08 April 2011 21:32 [Source: ICIS news]
By Sam Weatherlake
HOUSTON (ICIS)--US polyethylene terephthalate (PET) producers are seeking price increases for April, but whether these initiatives are achievable remains doubtful, market participants said on Friday.
Two producers so far have announced that they will target PET price increases of 5 cents/lb ($110/tonne, €77/tonne) for April. Domestic prices for bottle grade PET are currently assessed by ICIS at 99.50-101.50 cents/lb DEL (delivered).
However, one said its April initiative really will be determined by feedstock price increases, and that it wants to see margin improvement of 2 cents/lb on top of any raw-material hikes.
The producer said that while Mexican buyers could well end up paying an additional 5 cents/lb in April, “we probably won’t get the whole 5 [cent/lb increase] in the US”.
The key factor is likely to be the April paraxylene (PX) contract price, a portion of which is passed on to the monthly contract price for purified terephthalic acid (PTA), the immediate precursor to PET.
The April PX Asia Contract Price (ACP) was agreed at $1,690/tonne CFR (cost and freight) Asia, up $35/tonne from the March price.
Some sources in the US PX market suggested the April contract could settle as high as 90 cents/lb DEL ), while others said the price could reach the upper 80s cents/lb DEL.
US PX monthly contract price movement has remained within $50/tonne of the ACP trend for more than a year.
PET producers are emphasising the need to restore their margins, which have been severely eroded in recent months, citing tight supply ahead of the peak summer season for beverage consumption.
Last week, Mossi & Ghisolfi (M&G) declared force majeure (FM) on PET production at its Apple Grove plant in West Virginia, although market sources said only a portion of the plant’s output was affected.
M&G’s facility in Apple Grove has a PET capacity of 250,000 tonnes/year, according to ICIS plants and projects.
Other factors supporting the PET market include recent consolidation among producers, rising fuel costs and strong demand for polyester fibre, which is widely being used as a cotton substitute, following poor cotton harvests in 2010.
However, some buyers have indicated that their resistance to the proposed April hikes is likely to be stronger than was the case in March, when increases of 5-7 cents/lb were widely implemented.
One buyer acknowledged that producers’ margins are fairly slim, but said this does not mean they are unsustainable, and advised that they could be improved by a more rigorous approach to cost control.
The buyer said a 3 cent/lb increase in April might be acceptable, but observed that some rollovers are also likely, and suggested that the import window for Asian cargoes could open again soon.
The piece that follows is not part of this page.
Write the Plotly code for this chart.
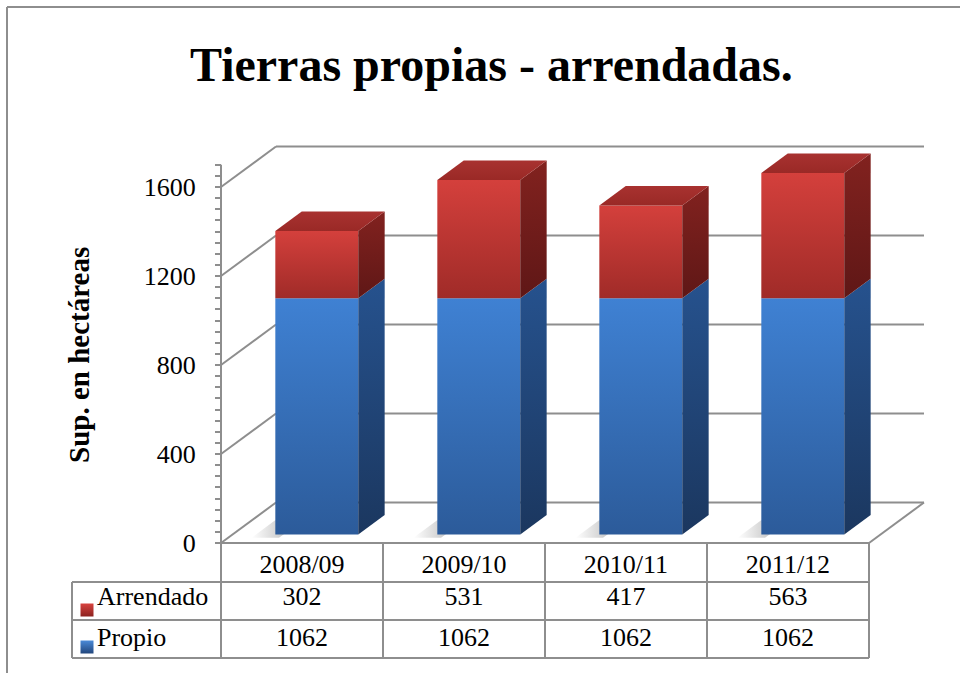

In the meantime, the lack of competitive imports is putting further pressure on US producers to keep pace with demand, in particular on the west coast.
“[T]here are logistical concerns brewing, as we send more material to [the] west coast, railcars become tight due to increased transit time and bulk truck availability has been very tight as well”, explained one seller.
Nevertheless, market observers continue to emphasise the role of feedstock costs in persuading buyers that further price increases are justified.
“I question the ability of the market to increase again in April. All the announcements say they will match raw material movements for April. Today it looks like April will be up some, but not 5 [cents/lb],” said one consultant last week.
Another consultant said last month that US PET prices are likely to fall around 20% in the second half of 2011, based on anticipated lower raw material costs and increased imports from Asia.
Domestic prices for bottle grade PET are currently assessed by ICIS at 99.50-101.50 cents/lb DEL.
US PET producers include DAK Americas, Indorama, M&G Group and NanYa.